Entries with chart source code
______

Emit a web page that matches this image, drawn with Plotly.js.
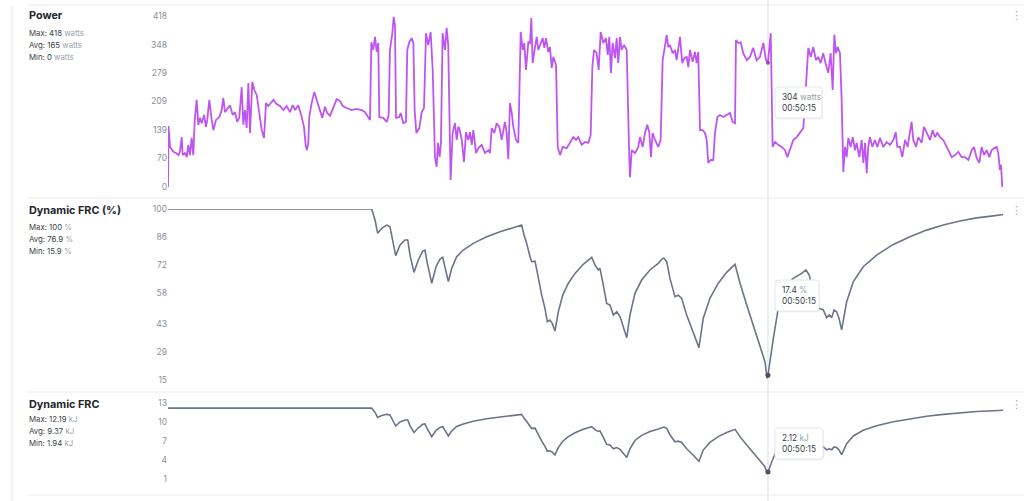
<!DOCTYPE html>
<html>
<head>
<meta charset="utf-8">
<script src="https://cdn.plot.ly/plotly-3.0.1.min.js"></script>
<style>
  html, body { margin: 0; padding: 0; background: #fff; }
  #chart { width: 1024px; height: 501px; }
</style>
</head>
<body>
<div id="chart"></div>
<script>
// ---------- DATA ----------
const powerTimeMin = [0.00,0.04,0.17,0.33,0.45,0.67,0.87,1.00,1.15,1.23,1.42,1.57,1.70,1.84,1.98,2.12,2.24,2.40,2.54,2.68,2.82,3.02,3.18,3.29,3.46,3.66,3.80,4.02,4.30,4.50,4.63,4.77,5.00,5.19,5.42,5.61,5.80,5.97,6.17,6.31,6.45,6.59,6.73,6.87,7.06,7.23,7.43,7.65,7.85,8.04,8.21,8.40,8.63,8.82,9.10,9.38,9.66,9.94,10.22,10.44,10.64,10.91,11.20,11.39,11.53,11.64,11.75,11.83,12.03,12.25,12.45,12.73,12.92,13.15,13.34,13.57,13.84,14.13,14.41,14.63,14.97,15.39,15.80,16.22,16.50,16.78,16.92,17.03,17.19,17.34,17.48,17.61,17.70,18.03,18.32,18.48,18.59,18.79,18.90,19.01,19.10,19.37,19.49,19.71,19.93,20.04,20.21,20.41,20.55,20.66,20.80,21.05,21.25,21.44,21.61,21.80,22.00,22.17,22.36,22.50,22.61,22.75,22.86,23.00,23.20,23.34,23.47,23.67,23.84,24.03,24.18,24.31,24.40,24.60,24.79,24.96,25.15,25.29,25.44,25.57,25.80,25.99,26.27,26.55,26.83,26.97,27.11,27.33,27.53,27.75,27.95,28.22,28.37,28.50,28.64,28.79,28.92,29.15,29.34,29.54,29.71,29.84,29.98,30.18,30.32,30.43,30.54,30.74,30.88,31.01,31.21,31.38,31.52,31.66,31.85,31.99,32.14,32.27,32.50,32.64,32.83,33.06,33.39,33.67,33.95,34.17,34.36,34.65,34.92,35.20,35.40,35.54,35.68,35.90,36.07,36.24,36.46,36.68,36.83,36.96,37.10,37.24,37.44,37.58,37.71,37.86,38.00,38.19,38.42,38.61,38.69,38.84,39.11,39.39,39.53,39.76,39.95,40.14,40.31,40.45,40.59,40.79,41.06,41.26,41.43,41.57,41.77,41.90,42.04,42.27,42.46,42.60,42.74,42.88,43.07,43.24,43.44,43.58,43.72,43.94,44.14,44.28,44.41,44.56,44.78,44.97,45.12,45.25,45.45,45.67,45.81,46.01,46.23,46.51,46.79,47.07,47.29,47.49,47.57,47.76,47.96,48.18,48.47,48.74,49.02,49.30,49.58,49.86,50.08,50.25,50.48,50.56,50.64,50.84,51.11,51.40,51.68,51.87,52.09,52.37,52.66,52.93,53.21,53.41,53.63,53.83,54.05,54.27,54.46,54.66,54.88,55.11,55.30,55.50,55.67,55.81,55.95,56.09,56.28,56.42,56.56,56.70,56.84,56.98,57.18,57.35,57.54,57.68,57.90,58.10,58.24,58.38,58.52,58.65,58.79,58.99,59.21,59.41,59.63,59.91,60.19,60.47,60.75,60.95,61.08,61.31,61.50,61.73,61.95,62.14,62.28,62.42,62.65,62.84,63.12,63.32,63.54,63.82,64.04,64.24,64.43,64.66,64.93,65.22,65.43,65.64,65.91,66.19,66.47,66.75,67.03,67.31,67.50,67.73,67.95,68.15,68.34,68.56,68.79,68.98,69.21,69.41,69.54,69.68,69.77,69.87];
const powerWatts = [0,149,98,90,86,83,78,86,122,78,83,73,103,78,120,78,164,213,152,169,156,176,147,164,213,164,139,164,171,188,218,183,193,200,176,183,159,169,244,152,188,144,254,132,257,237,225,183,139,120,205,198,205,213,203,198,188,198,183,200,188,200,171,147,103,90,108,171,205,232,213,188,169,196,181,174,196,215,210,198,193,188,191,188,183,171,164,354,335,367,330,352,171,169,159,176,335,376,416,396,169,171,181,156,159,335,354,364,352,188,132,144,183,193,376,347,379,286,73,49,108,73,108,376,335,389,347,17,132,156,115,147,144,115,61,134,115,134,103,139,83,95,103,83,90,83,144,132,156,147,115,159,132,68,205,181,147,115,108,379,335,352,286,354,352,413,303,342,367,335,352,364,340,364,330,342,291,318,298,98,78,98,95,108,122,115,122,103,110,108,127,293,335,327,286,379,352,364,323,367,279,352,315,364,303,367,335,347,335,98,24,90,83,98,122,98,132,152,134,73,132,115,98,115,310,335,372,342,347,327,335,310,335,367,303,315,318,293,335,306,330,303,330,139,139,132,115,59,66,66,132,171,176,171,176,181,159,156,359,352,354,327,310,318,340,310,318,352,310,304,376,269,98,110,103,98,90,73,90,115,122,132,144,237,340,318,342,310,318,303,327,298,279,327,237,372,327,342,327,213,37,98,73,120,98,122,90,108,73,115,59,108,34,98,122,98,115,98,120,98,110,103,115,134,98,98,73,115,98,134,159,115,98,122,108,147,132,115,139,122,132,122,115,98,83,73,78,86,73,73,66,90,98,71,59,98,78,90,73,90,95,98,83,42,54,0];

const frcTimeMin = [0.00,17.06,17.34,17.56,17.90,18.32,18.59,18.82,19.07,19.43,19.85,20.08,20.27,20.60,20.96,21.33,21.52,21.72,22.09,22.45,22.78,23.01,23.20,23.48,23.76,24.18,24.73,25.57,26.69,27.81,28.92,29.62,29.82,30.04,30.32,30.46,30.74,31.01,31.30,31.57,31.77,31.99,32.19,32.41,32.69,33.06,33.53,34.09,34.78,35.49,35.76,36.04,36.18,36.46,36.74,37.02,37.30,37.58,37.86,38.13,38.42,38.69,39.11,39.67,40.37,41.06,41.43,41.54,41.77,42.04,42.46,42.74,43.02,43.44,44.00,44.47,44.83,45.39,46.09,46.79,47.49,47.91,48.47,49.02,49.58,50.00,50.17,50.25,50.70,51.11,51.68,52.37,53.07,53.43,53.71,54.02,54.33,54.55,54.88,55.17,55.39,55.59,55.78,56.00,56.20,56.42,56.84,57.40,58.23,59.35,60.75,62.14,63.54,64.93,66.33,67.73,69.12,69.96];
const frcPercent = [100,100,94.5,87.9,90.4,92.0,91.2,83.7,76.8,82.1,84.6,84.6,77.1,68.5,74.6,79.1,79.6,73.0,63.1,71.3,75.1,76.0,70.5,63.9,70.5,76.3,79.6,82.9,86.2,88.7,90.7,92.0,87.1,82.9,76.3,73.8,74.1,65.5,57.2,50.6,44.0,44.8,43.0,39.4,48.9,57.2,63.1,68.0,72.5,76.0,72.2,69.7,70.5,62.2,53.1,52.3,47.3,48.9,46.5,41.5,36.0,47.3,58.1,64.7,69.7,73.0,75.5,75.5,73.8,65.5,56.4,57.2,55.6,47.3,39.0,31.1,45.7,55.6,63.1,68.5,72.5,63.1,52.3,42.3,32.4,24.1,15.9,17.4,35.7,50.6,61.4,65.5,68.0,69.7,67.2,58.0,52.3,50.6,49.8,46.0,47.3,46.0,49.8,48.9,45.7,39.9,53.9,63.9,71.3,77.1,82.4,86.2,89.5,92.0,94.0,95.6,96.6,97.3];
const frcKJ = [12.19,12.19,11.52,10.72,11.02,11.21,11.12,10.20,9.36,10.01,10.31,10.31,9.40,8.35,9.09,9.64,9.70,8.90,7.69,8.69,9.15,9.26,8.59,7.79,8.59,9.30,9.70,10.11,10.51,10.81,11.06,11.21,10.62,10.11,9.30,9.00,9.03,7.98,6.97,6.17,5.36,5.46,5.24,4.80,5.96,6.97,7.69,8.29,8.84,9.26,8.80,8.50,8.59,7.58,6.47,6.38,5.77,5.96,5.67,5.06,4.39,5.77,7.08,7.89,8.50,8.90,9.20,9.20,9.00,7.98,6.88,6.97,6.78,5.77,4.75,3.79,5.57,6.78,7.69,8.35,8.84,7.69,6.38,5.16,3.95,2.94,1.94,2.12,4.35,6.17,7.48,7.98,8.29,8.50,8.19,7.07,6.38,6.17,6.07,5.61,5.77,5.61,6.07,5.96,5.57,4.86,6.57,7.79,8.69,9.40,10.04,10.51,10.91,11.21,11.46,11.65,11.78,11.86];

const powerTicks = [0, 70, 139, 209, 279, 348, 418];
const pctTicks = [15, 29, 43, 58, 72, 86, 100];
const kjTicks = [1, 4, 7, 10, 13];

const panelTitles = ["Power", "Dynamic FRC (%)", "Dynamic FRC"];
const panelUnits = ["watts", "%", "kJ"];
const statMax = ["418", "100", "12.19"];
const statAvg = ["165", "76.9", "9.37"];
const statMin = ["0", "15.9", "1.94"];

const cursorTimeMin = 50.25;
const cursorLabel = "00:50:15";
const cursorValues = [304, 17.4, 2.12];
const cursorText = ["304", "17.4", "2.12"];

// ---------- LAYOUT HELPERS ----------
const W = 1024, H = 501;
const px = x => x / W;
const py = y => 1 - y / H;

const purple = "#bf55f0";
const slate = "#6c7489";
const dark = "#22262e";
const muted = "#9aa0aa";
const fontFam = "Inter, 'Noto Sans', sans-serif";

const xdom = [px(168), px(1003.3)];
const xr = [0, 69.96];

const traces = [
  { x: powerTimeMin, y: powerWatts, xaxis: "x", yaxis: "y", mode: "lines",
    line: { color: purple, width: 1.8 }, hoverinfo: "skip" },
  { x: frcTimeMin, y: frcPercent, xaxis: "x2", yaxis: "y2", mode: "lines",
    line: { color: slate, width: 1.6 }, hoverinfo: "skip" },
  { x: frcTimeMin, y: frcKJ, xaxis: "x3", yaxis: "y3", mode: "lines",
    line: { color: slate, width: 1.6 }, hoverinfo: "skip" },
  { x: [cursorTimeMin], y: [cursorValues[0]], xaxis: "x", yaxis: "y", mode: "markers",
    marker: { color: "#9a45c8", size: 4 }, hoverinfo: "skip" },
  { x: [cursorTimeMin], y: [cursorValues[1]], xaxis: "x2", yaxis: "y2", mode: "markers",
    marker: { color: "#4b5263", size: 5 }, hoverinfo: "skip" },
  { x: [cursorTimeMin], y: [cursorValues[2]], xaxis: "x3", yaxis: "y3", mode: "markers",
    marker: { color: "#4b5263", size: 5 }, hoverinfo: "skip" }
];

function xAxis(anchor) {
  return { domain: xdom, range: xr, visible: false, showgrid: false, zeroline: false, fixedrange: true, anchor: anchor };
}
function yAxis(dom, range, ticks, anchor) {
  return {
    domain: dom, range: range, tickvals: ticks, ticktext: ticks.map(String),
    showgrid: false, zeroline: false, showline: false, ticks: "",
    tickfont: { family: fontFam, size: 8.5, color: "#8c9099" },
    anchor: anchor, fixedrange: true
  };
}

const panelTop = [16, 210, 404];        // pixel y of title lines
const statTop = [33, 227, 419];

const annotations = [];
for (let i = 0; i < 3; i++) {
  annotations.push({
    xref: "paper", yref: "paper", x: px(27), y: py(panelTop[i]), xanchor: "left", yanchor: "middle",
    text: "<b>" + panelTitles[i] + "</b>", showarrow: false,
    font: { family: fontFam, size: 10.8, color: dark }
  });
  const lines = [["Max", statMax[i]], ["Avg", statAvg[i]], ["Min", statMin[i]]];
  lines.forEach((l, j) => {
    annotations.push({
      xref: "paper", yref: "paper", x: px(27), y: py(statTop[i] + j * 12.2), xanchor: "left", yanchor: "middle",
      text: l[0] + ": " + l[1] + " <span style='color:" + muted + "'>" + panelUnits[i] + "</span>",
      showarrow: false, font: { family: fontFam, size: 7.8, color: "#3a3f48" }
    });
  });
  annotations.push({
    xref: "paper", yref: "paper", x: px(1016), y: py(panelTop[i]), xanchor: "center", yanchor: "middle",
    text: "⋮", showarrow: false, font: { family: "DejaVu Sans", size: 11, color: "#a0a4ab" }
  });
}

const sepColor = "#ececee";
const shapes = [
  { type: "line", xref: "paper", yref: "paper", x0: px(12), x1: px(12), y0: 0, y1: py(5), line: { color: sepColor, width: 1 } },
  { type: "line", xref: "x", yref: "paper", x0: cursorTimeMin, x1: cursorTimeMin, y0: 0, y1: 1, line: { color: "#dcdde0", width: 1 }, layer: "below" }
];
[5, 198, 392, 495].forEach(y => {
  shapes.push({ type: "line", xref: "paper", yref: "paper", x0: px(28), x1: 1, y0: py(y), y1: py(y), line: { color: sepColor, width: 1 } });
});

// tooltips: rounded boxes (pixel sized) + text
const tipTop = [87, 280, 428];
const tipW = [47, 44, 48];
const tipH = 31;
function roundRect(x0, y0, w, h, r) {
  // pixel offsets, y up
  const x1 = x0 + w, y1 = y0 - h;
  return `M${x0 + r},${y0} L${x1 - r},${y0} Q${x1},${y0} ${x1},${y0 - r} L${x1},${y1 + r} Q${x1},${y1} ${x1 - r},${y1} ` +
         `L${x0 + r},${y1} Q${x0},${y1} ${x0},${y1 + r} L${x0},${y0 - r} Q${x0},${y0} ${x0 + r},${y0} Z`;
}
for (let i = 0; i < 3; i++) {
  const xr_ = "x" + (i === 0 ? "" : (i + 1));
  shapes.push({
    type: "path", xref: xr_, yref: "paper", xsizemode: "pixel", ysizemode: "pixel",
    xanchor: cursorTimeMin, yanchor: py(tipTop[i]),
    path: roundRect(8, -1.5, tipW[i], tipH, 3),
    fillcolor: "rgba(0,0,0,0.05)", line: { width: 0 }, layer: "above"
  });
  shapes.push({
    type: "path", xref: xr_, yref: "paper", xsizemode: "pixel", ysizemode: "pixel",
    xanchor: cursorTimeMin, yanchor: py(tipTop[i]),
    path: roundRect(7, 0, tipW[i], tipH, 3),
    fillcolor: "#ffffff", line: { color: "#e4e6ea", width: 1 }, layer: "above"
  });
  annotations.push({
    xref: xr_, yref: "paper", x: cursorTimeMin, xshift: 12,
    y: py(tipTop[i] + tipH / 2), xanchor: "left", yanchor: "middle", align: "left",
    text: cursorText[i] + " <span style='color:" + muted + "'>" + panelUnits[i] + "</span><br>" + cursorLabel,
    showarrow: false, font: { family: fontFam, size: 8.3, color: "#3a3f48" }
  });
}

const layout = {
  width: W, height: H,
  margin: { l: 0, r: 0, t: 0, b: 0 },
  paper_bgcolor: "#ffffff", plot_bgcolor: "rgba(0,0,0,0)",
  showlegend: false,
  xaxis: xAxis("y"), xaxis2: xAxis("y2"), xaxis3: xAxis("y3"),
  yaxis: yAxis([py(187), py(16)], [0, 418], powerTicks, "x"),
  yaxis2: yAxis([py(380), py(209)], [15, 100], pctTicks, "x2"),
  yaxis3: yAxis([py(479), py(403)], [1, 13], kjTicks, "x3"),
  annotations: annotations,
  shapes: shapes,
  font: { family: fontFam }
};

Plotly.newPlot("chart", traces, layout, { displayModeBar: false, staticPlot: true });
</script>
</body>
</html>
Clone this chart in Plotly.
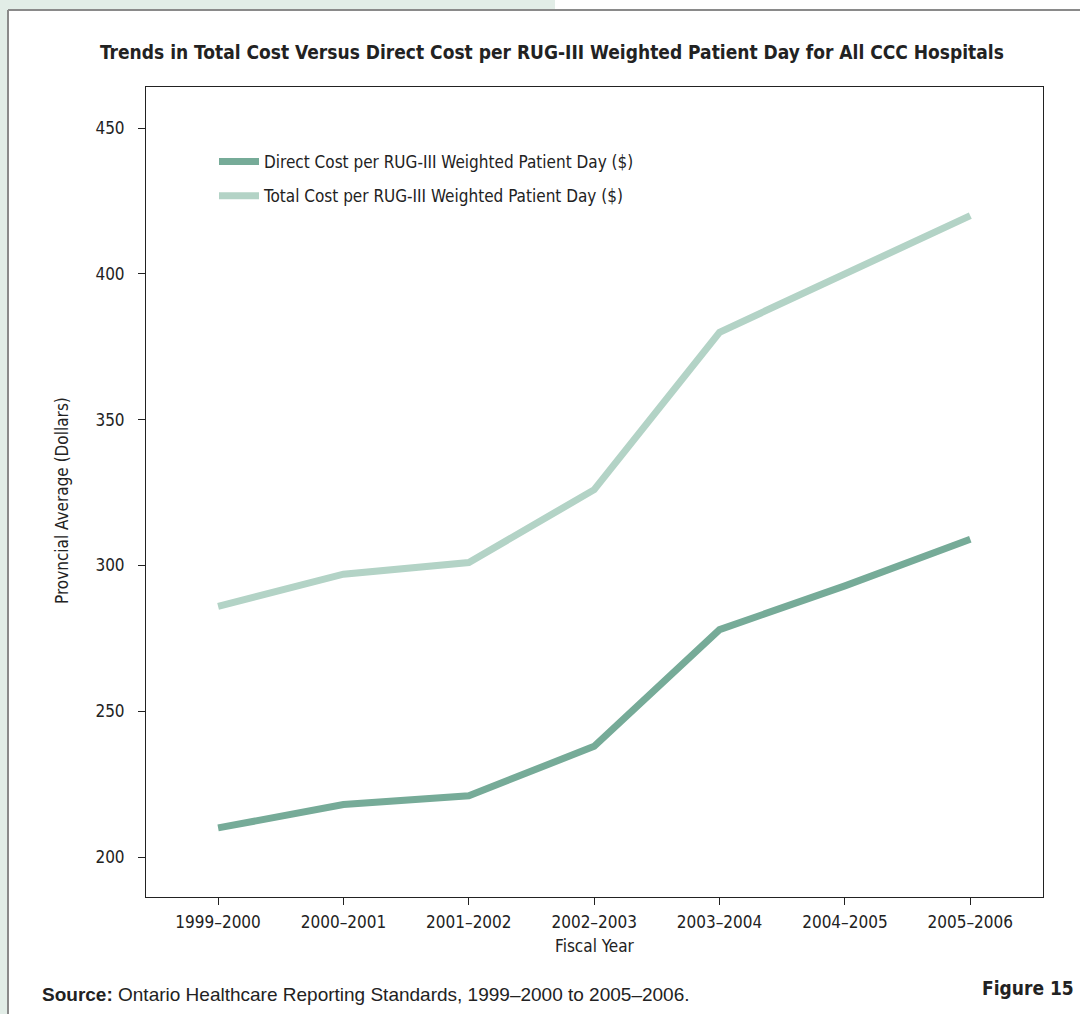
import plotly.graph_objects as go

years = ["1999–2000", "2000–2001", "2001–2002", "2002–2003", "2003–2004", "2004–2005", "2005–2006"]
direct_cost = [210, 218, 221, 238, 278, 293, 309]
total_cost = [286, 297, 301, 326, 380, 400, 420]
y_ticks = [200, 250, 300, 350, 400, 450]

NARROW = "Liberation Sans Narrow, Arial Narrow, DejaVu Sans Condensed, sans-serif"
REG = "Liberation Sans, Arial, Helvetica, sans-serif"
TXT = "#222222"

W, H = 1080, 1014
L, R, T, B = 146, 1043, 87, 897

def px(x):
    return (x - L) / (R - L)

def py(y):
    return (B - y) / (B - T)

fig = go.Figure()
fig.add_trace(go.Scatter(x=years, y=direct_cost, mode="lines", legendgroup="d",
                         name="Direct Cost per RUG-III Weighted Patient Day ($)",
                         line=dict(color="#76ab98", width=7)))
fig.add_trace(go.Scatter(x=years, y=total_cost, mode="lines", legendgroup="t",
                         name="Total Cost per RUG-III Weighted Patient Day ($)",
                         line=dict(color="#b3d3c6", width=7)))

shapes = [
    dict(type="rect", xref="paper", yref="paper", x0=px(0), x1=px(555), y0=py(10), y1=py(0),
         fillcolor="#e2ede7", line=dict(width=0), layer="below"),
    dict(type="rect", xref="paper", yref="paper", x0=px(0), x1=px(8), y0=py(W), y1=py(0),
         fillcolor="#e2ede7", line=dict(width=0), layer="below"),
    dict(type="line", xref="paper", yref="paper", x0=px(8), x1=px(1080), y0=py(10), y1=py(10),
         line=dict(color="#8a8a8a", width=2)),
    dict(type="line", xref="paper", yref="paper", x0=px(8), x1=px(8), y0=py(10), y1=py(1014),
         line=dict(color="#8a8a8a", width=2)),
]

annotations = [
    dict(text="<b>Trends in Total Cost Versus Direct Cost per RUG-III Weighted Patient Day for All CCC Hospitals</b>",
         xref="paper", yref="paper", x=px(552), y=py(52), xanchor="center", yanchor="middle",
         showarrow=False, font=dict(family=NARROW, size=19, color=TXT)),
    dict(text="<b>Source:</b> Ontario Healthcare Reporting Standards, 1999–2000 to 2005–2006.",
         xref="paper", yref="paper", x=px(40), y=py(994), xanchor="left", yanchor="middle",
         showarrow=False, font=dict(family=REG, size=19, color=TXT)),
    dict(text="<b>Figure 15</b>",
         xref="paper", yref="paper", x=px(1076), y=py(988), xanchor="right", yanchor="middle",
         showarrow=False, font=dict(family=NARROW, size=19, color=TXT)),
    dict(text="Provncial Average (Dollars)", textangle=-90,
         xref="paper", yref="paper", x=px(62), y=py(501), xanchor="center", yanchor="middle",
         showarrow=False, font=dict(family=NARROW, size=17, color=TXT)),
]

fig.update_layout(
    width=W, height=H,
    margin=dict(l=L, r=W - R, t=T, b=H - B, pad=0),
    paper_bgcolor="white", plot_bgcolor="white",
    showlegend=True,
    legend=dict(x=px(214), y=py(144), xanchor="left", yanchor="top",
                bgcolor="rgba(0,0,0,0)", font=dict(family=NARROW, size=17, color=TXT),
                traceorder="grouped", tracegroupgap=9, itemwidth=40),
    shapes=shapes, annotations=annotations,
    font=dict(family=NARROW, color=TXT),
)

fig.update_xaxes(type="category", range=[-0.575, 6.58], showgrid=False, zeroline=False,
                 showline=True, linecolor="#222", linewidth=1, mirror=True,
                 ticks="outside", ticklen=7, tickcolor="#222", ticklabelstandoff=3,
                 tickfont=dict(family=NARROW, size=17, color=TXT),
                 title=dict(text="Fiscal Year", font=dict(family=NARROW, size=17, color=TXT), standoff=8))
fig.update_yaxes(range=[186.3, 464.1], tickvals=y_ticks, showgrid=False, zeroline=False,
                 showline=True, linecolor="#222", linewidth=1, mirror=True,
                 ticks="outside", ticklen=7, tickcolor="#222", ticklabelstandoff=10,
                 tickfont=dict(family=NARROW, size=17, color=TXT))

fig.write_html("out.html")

______

Requirement =>
The copy should hold exactly the lines from the line with "Clone this chart in Plotly." to the line with "import plotly.graph_objects as go", both ends in, set down without any pictures and with nothing added.

Output for this exercise =>
Clone this chart in Plotly.
import plotly.graph_objects as go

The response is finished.